The penalty, I might add, of having Scott Boras as a manager. But is there something wrong with that home run swing?
Beltre is convinced he ran off course during his first games at Safeco Field, when balls he believed would have landed in the Dodger Stadium bleachers were instead warning-track outs. He says he "juiced" a few swings after that, straining for 10 more feet. That's when pitchers went to the far side of the plate, soft and tantalizing, like they did when he was younger. He lost right-center and right fields, and the swing that got him there. Weeks later, he continues to search.
Ah, Seattle -- hell on earth for right handed power hitters. The only problem with that is his .243/.281/.391 away line, which shows he's regressing to his old bad 2002-2003 self: swinging at the low, outside slider. I've seen it myself. You'll have five years to think about all that money you're supposed to be earning, Adrian, the crushing weight of expectations on top of your bat. He might turn it around yet. But with more bad years than good, I'm inclined to think he's the biggest one-year wonder in baseball history.

Comments:
I actually thought Dodgers letting go of Beltre was a good, gutsy call. He would have been the Darrin Erstad of the Dodgers.

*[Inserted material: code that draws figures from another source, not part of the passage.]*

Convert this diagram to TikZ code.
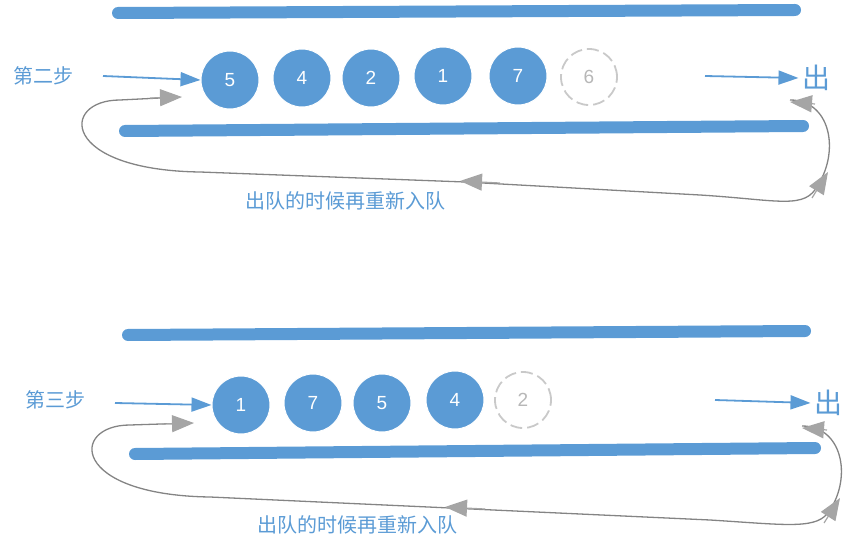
\documentclass[tikz,border=0pt]{standalone}
\usepackage{fontspec}
\setmainfont{Liberation Sans}
\newfontfamily\cjk{Noto Sans CJK SC}
\usetikzlibrary{arrows.meta}
\definecolor{bl}{HTML}{5B9BD5}
\definecolor{gr}{HTML}{A5A5A5}
\begin{document}
\begin{tikzpicture}[x=1pt,y=-1pt,
 bar/.style={line width=12pt,bl,line cap=round},
 ball/.style={circle,fill=bl,draw=white,line width=1pt,minimum size=58pt,text=white,font=\fontsize{19}{19}\selectfont},
 ghost/.style={circle,draw=gr!60,dashed,line width=1.8pt,dash pattern=on 12pt off 5pt,minimum size=56pt,text=gr!80,font=\fontsize{19}{19}\selectfont},
 barr/.style={-{Triangle[length=20pt,width=14pt]},bl,line width=1.8pt},
 loop/.style={gr!80!black,line width=1.3pt},
 tipg/.style={-{Triangle[length=22pt,width=17pt]},gr,line width=1.2pt},
 lab/.style={bl,font=\cjk\fontsize{20}{20}\selectfont},
 outlab/.style={bl,font=\cjk\fontsize{28}{28}\selectfont}]
\useasboundingbox (0,0) rectangle (854,540);
% top
\draw[bar] (118,13) -- (795,10);
\draw[bar] (125,131) -- (803,126);
\node[ball] (a1) at (230,80) {5};
\node[ball] (a2) at (302,78) {4};
\node[ball] (a3) at (371,78) {2};
\node[ball] (a4) at (443,76) {1};
\node[ball] (a5) at (518,76) {7};
\node[ghost] (a6) at (589,77) {6};
\node[lab] (s1) at (43,76) {第二步};
\coordinate (i1) at (103,76);
\draw[barr] (i1) -- (a1.west);
\coordinate (o1s) at (705,76);
\node[outlab] (o1) at (816,78) {出};
\draw[barr] (o1s) -- (o1.west);
\draw[loop] (790,100) .. controls (830,100) and (840,150) .. (818,185) .. controls (805,210) and (780,200) .. (700,195)
  -- (465,182) -- (200,172) .. controls (60,170) and (60,100) .. (120,100) -- (180,97);
\draw[tipg] (815,104) -- (790,102);
\draw[tipg] (812,198) -- (828,172);
\draw[tipg] (500,183) -- (460,181);
\draw[tipg] (150,98) -- (182,97);
\node[lab] (t1) at (345,201) {出队的时候再重新入队};
% bottom
\draw[bar] (128,335) -- (805,331);
\draw[bar] (135,454) -- (815,448);
\node[ball] (b1) at (241,405) {1};
\node[ball] (b2) at (313,403) {7};
\node[ball] (b3) at (382,403) {5};
\node[ball] (b4) at (455,400) {4};
\node[ghost] (b5) at (523,400) {2};
\node[lab] (s2) at (55,400) {第三步};
\coordinate (i2) at (115,403);
\draw[barr] (i2) -- (b1.west);
\coordinate (o2s) at (715,400);
\node[outlab] (o2) at (828,403) {出};
\draw[barr] (o2s) -- (o2.west);
\draw[loop] (802,426) .. controls (842,426) and (852,476) .. (830,510) .. controls (818,530) and (790,525) .. (710,520)
  -- (450,508) -- (210,497) .. controls (70,495) and (70,425) .. (130,425) -- (192,423);
\draw[tipg] (827,430) -- (802,428);
\draw[tipg] (824,523) -- (840,498);
\draw[tipg] (485,509) -- (445,507);
\draw[tipg] (162,424) -- (194,423);
\node[lab] (t2) at (357,525) {出队的时候再重新入队};
\end{tikzpicture}
\end{document}
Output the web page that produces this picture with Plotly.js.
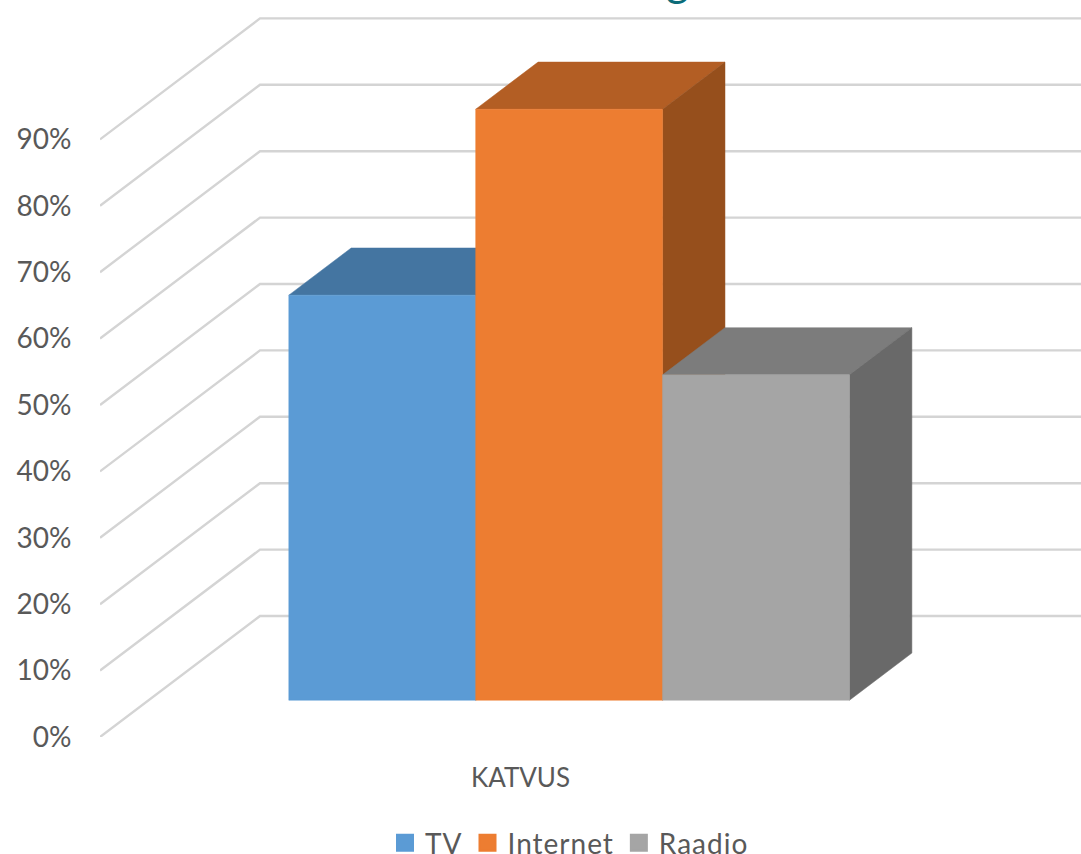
<!DOCTYPE html>
<html>
<head>
<meta charset="utf-8">
<script src="https://cdn.plot.ly/plotly-3.0.1.min.js"></script>
<style>html,body{margin:0;padding:0;background:#fff}#chart{width:1081px;height:854px}
.legendtext{letter-spacing:1px}</style>
</head>
<body>
<div id="chart"></div>
<script>
var seriesNames = ['TV', 'Internet', 'Raadio'];
var seriesValues = [61, 89, 49];
var categoryLabels = ['KATVUS'];
var gridValues = [0, 10, 20, 30, 40, 50, 60, 70, 80, 90];
var frontColors = ['#5b9bd5', '#ed7d31', '#a5a5a5'];
var topColors = ['#4475a1', '#b35e24', '#7c7c7c'];
var sideColors = ['#376a96', '#964f1c', '#696969'];

// oblique projection of the chart's box onto the 2D axes
var DEPTH_X = 160 / 841, DEPTH_Y = 121 / 6.64;
var X_MAX = 981 / 841, Y_MAX = 737 / 6.64;
function px(x, d) { return x + DEPTH_X * d; }
function py(v, d) { return v + DEPTH_Y * d; }
var GAP = 1.5, BAR_W = 1 / (seriesNames.length + GAP);
var X0 = GAP * BAR_W / 2, D0 = 0.304, D1 = 0.694;

var traces = [];
function poly(pts, fill, edge, w) {
  traces.push({
    type: 'scatter', mode: 'lines', x: pts.map(function (p) { return px(p[0], p[1]); }),
    y: pts.map(function (p) { return py(p[2], p[1]); }),
    fill: 'toself', fillcolor: fill, line: {color: edge, width: w},
    hoverinfo: 'skip', showlegend: false
  });
}
gridValues.forEach(function (v) {
  traces.push({
    type: 'scatter', mode: 'lines', x: [px(0, 0), px(0, 1), px(1, 1)], y: [py(v, 0), py(v, 1), py(v, 1)],
    line: {color: '#d4d4d4', width: 2.4}, hoverinfo: 'skip', showlegend: false
  });
});
seriesValues.forEach(function (v, i) {
  var a = X0 + i * BAR_W, b = a + BAR_W;
  poly([[a, D0, v], [b, D0, v], [b, D1, v], [a, D1, v], [a, D0, v]], topColors[i], topColors[i], 0.5);
  poly([[b, D0, 0], [b, D1, 0], [b, D1, v], [b, D0, v], [b, D0, 0]], sideColors[i], sideColors[i], 0.5);
  poly([[a, D0, 0], [b, D0, 0], [b, D0, v], [a, D0, v], [a, D0, 0]], frontColors[i], frontColors[i], 0.5);
});
seriesNames.forEach(function (n, i) {
  traces.push({
    type: 'scatter', mode: 'markers', name: n, x: [null], y: [null],
    marker: {symbol: 'square', size: 16, color: frontColors[i], line: {color: frontColors[i], width: 2}},
    hoverinfo: 'skip'
  });
});

var layout = {
  width: 1081, height: 854,
  margin: {l: 100, r: 0, t: 0, b: 117, pad: 0, autoexpand: false},
  paper_bgcolor: '#fff', plot_bgcolor: '#fff',
  font: {family: 'Lato, sans-serif', color: '#595959'},
  xaxis: {
    range: [0, X_MAX], tickmode: 'array', tickvals: [0.5], ticktext: categoryLabels,
    ticks: 'outside', ticklen: 18, tickcolor: 'rgba(0,0,0,0)', showgrid: false, zeroline: false, showline: false,
    tickfont: {size: 26, color: '#595959'}
  },
  yaxis: {
    range: [0, Y_MAX], tickmode: 'array', tickvals: gridValues,
    ticktext: gridValues.map(function (v) { return v + '%'; }),
    ticks: 'outside', ticklen: 22, tickcolor: 'rgba(0,0,0,0)', showgrid: false, zeroline: false, showline: false,
    tickfont: {size: 28, color: '#595959'}
  },
  showlegend: true,
  legend: {
    orientation: 'h', x: (385 - 100) / 981, xanchor: 'left', y: (737 - 818) / 737, yanchor: 'top',
    font: {size: 28, color: '#595959'}, bgcolor: 'rgba(0,0,0,0)', itemsizing: 'trace'
  },
  annotations: [{
    text: 'g', xref: 'paper', yref: 'paper', x: (677 - 100) / 981, y: 1, xanchor: 'center', yanchor: 'bottom',
    yshift: -7, showarrow: false, font: {size: 44, color: '#0b6b78', family: 'Lato, sans-serif'}
  }]
};
Plotly.newPlot('chart', traces, layout, {displayModeBar: false, staticPlot: true});
</script>
</body>
</html>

Beltre's problem probably is his swing, and for a young guy, losing your hitting (or pitching) coach is actually one of the understated problems with switching clubs. (As long as the As hitting staff preaches a linear swing, they will *never* be a great hitting team.) He's an incredibly strong person, but he has a bad habit of straightening out his back arm before the pitch comes to the plate. Meaning, he can't adjust to the low and outside slider.
 
Apparently, last year Beltre laid off the low and away slider because the bone spur made it too painful to chase those pitches. Some of us here in the northwest are considering hiring Jeff Gilooly to "fix" his foot.
 
It was bone chips in his ankle. But yeah, the question was whether removing them would screw up his swing. Looks like the Gilooly option is a good one.